Una cosa però è certa: se la destra dovesse nuovamente vincere in Lombardia è ragionevole prevedere che quel risultato sarà frutto non già di un allargamento del suo bacino di consenso, ma solamente della capacità di contenere le perdite verso Moratti o l’astensionismo. In quest’ottica, l’intesa Pd-5 stelle può solo aiutare. Innanzitutto, perché consente di rafforzare un’alleanza sciaguratamente rigettata cinque mesi fa. E poi perché unisce forze che, se calibrate al meglio, hanno le potenzialità per smuovere l’elettorato stanco e deluso dal malgoverno della destra lombarda. La radicalizzazione delle differenze con gli avversari è oggi la strada maestra per risvegliare i lombardi dal loro torpore e dalla rassegnata disponibilità a farsi governare per un altro quinquennio da forze politiche che hanno cumulato madornali errori e gravissimi ritardi sulle principali attribuzioni regionali (sanità e trasporto locale).

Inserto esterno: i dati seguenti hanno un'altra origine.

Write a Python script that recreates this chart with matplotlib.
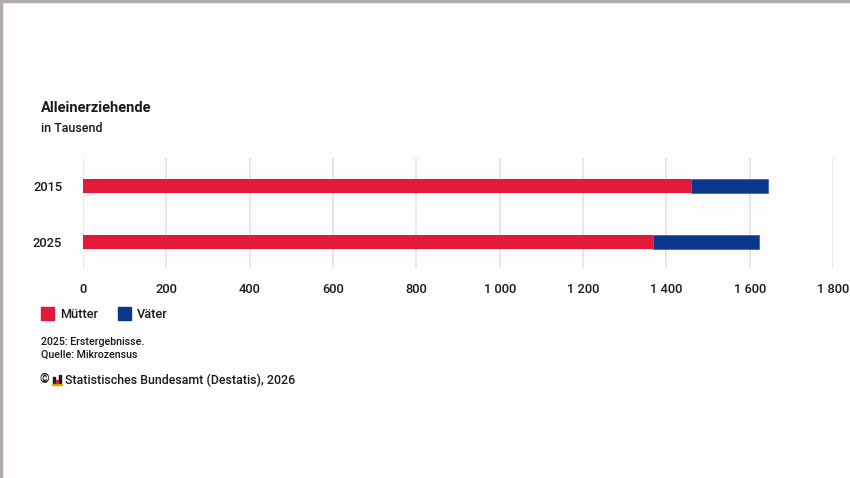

In conclusione: il Pd e Majorino hanno il dovere di ricambiare la non scontata disponibilità all’alleanza dei 5 Stelle. E devono farlo assicurando attenzione reciproca, collaborazione e dialogo. Serve un’intesa che non abbia solo l’orizzonte temporale della tornata elettorale. Piaccia o no, l’alternativa all’attuale maggioranza di potere può nascere solo dal basso, dal superamento degli egoismi di partito, dalla vicinanza e dalla cooperazione fra alleati, dal dialogo con le famiglie, le imprese, le associazioni che abbiano a cuore un modello di governo e di sviluppo alternativo a quello disegnato dalla destra e dalla sua ruota di scorta morattiana. Majorino e i 5 stelle, con l’accordo siglato in questi giorni, hanno dimostrato di essere sulla strada giusta. Spero davvero che questa intesa sia di buon auspicio per la Lombardia. E per il nostro malandato Paese.